While weaving leading up to my surgery and during the months following my surgery I increasingly encountered broken warp threads which had weakened over time. I fixed snapped threads as and when they occurred, pinning loose threads to the fabric I had woven. I was starting to understand what becoming an embodied and embedded body-loom assemblage felt like and what it meant. Weaving through the problem of material disintegration of the warp threads was more than significant: some threads were so fragile they would pop at my fingertips - a similar sensation to the tightness and dissolving of AWS. The possibility, clarity and validity with which I was beginning to learn from my lived experiences were motivating. How devastating snapped warp threads must have been to those experiencing the horrors of Lanarkshire’s Satanic mills. The slow violence of the cotton plantations, cloth trade and industrial textiles “disperses throughout time” with the plantation model of 1432-1850 profiting from the work of enslaved people (Shapiro, & McNeish, 2021, p. 41; Hancock, 2021, September 23). The abject is a prominent embodied experience in weaving and the textile industry through its ecological cost and its legacy of inhumane work practices. The affect of weaving is part of its embodied epistemology, it is sometimes difficult and uncomfortable, requiring discipline, practice, mistakes, time and experience. It hurts the body at times. As an artistic activity, it can become a practice of endurance and meditation, but its past and ongoing violence must never be forgotton or ignored. Being a component of the body-loom assemblage is a responsibility I wish to honour through a care-full and creaturely practice. Embodied abject sensations and experiences should neither be celebrated or ignored but understood as sensory portals into the realities and memories of body-machine interfaces exploited and justified via obscure applications of a system’s view of the body and merely a machine and expendable worker.
Without movement, my cording returned or worsened. Movement through the stresses and strains was necessary for both me and my sample. The sample reflected my own experience: the need to move through was what my body needed.
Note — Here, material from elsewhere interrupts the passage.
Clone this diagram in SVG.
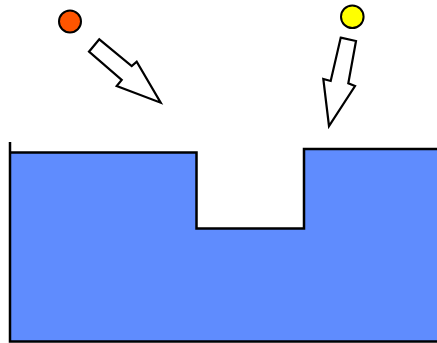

I was entwined in myriad unfinished configurations of places, times, matters, and meanings.
The sample became distorted and frayed as my bodily state imprinted itself within my fragile sample. Floating blocks of weaving activity became separated by lengths of thinning warp threads that I had cranked through the loom to move past the more visibly weak threads. Slowly, the warp threads decreased in their numbers as the gaps in the warp formed a distorted, mutated structure. Eventually, the entire albeit small specimen dropped gently from the loom with soft animality. Its spontaneous, self-forming structure emerging from the weakened warp and loss of structure reminded me of rockpool invertebrates and the autonomous movements of my stomach, heart and bowels from the MRI scans carried out with Dr Fitzke in 2018.